Sales have grown by 1.7% quarter over quarter versus the industry average of 25.5% and has seen a decline of 0.8% year over year versus the industry average which has increased by 2.2%. It is important to question and understand why Whirlpool’s sales lagged the industry average.

Although sales were a question, EPS looks to be strong as it grew 3.67% quarter over quarter versus the industry average declining by 38.75%. Looking year over year, EPS rose 17.44%, while the industry average increased 25.7%. Although EPS growth was slightly below the industry average, we still see 17% as a strong growth rate. As an investor, it is important to understand if the growth will be reoccurring or if it was due to changes in accounting methods that will only produce a onetime change.

Turning to the balance sheet, a current ratio of 0.96 is somewhat of a concern as the company has more current liabilities than current assets.
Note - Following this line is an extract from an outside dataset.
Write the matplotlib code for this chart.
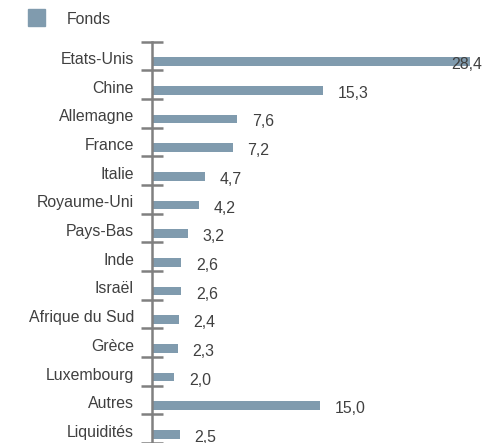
import matplotlib
matplotlib.use("Agg")
import matplotlib.pyplot as plt
from matplotlib.patches import Rectangle

# Données
pays = ["Etats-Unis", "Chine", "Allemagne", "France", "Italie", "Royaume-Uni",
        "Pays-Bas", "Inde", "Israël", "Afrique du Sud", "Grèce", "Luxembourg",
        "Autres", "Liquidités"]
valeurs = [28.4, 15.3, 7.6, 7.2, 4.7, 4.2, 3.2, 2.6, 2.6, 2.4, 2.3, 2.0, 15.0, 2.5]
serie = "Fonds"

couleur_barre = "#809bae"
couleur_texte = "#404040"
couleur_axe = "#808080"

plt.rcParams['font.family'] = ['Liberation Sans', 'DejaVu Sans']

W, H = 497, 443
fig = plt.figure(figsize=(W / 100, H / 100), dpi=100)

# axe : ligne verticale à x=152 px, premier trait à y=41.5 px
x0, y_top = 152, 41.5
ax = fig.add_axes([x0 / W, 0, 1 - x0 / W, 1 - y_top / H])
px_par_unite = 11.2
pas = 28.75
xmax = (W - x0) / px_par_unite
ax.set_xlim(0, xmax)
ax.set_ylim(-0.7 + (H - y_top) / pas, -0.7)

pos = list(range(len(pays)))
ax.barh(pos, valeurs, height=0.3, color=couleur_barre)

for s in ["top", "right", "bottom"]:
    ax.spines[s].set_visible(False)
ax.spines["left"].set_color(couleur_axe)
ax.spines["left"].set_linewidth(1.8)
ax.set_xticks([])
ax.set_yticks([p - 0.7 for p in range(len(pays) + 1)])
ax.set_yticklabels([])
ax.tick_params(axis="y", direction="inout", length=16, width=1.8, color=couleur_axe)

fs = 11.4
for p, nom, v in zip(pos, pays, valeurs):
    ax.annotate(nom, xy=(0, p - 0.07), xytext=(-13, 0), textcoords="offset points",
                ha="right", va="center", fontsize=fs, color=couleur_texte)
    txt = f"{v:.1f}".replace(".", ",")
    if v + 1.3 + 2.7 > xmax:
        ax.annotate(txt, xy=(xmax, p), xytext=(-11, -2.2), textcoords="offset points",
                    ha="right", va="center", fontsize=fs, color=couleur_texte,
                    annotation_clip=False)
    else:
        ax.annotate(txt, xy=(v, p), xytext=(10.6, -2.2), textcoords="offset points",
                    ha="left", va="center", fontsize=fs, color=couleur_texte)

# légende
fig.add_artist(Rectangle((28 / W, 1 - 25.7 / H), 17 / W, 16.4 / H,
                         transform=fig.transFigure, color=couleur_barre))
fig.text(66.7 / W, 1 - 19 / H, serie, ha="left", va="center", fontsize=fs,
         color=couleur_texte)

fig.savefig("out.png", dpi=100)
Total Debt/Equity of 93.65% is starting to approach an uncomfortable level, but this is a high debt industry as the average is 117.69%. Whirlpool appears to have a decent amount of short term debt as it accounts for 12.44% of total debt. It is important to make sure the company has the capability to pay off that short term debt, so it does not have to continue to borrow in a rising interest rate environment.

Looking forward to December 2018 and using a forward multiple of 16.5 Estimated GAAP EPS of $16.91 gives us a target sell price of $279.02. While this is 59.7% away from the current price, there is further research that should be conducted before buying this company. The main concerns here would include the company’s debt level, the high amount of goodwill and intangibles on the balance sheet.